Seasonal holidays like Easter and Christmas always mean the slow, simmering smells of a salty country ham slowly cooking away in the oven. While it's only about twice a year I go all out and cook an entire ham — the method I use is simpler than you might think, one I've tweaked over the years and have absolutely fallen in love with. My family looks forward to these meals every year and I'm excited to share the recipe here for what perhaps may become a new tradition in your home.

  • Whole uncooked country ham (we're fans of the 15-17 lb Broadbent hams)
  • 1-1/2 cups brown sugar
  • 1/2 cup dark molasses

    That's right — only three ingredients! One of the things I like most about the process of cooking a whole ham is the ability to plan ahead. You can buy the ham and store it until ready for use and even cook it up to a week ahead of time. Simply hang it in a cool dark place until you're ready to get cooking.

    Tip: A 15 lb ham will yield enough for a large crowd, or a family gathering with plenty of leftovers for making eggs & ham, ham biscuits or ham salad (<---- just a few of our favorites).

    The day before you plan to cook, remove the ham from its bag and rinse all over with warm water, scrubbing any areas with build up or mold (if any). Place the ham in a sink or vessel large enough to completely cover the whole thing with tap water and let it soak for a minimum of 12-15 hours depending on how salty you like the final result. The longer the ham soaks, the less salty it will be. We're from the south, so the saltier the better.

    Once soaked, remove the ham from water and pat it dry, then preheat the oven to 325°.

    Cut the hock about 4-5 inches off the end of the ham using a meat saw, like one of these. Doing so will help the ham better fit into a roasting pan and this lesser eaten (directly on the ham, that is) part of the ham is perfect for flavoring soups and stews — just toss it in a freezer bag and store until inspiration strikes on a cold day.

    Lay the ham inside a large lidded roasting pan with a rack in the bottom, then add water to fill the base of the pan without letting it touch the ham. I use the pan my great-grandmother, and later my mom, used to roast meat in and love thinking about the all the meals and memories we shared every time I pull this big guy out from the cellar. If you don't have a roasting pan, one like this is a great starter piece.
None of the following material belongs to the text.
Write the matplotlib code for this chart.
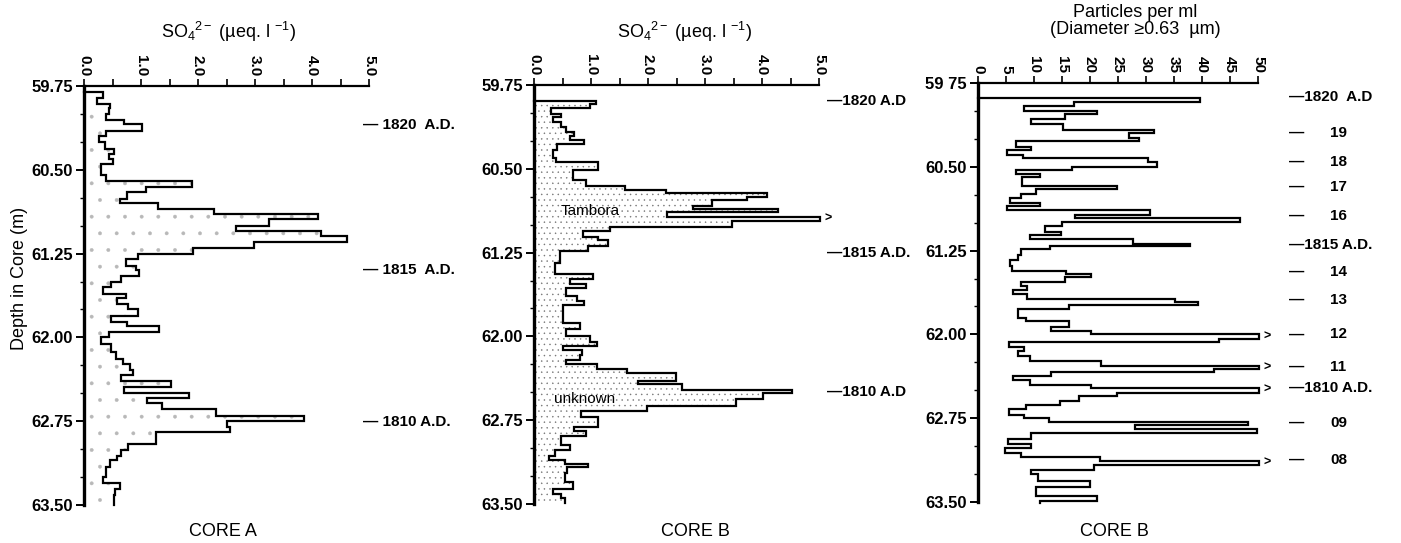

    Cover and bake in the oven, estimating 15-20 minutes of cook time per pound. So for a 15 lb ham, check right around the 4-hour mark.

    The ham will create some juice on its own, but if you notice water evaporating from the pan you can add more while it cooks. At the halfway mark, rotate the ham 180° in the oven. At about the 3-hour mark, that magical moment when your house fills with the wonderful smoky scent of cooked ham occurs. Relish in it the rest of the day.

    Remove the ham from the oven once fully cooked and allow it to rest, cooling for about 20-25 minutes on a foil-lined baking sheet. At this stage, I love to reserve the ham drippings and stock from the roasting pan for use in other dishes. This saves well in freezer-safe containers.

    Once cooled to the touch, trim the fat from around the ham. I like to leave a good bit of fat on, so trim to your personal liking.

    Now we're ready to coat the ham with a little sweetness to counterbalance the salt. Mix the brown sugar and molasses together — this is going to act as a rub. I loved the chance to use the sorghum molasses we picked up during our road trip to Kinston this past autumn. Somehow it felt even more country than usual.

    Things are about to get messy, but it's worth it. Apply a good coating of this rub along the top and down the sides of the ham. Don't worry about looks or full coverage at this point, because the sugar and molasses will melt once in the oven.

    Return the coated ham to a 400° oven and keep an eye on it for 10-12 minutes, rotating halfway through. The melted sugar and molasses will have made a nice glaze that gives the final ham slices a sweet crust.

    Allow the ham to cool completely, then slice and serve or wrap in aluminum foil and store in the refrigerator until you are ready to slice.

    What about you — is ham a part of your holidays? Do you prefer salty or sweet? I'd love to know your favorite recipes and if you give this one a try if you like it too.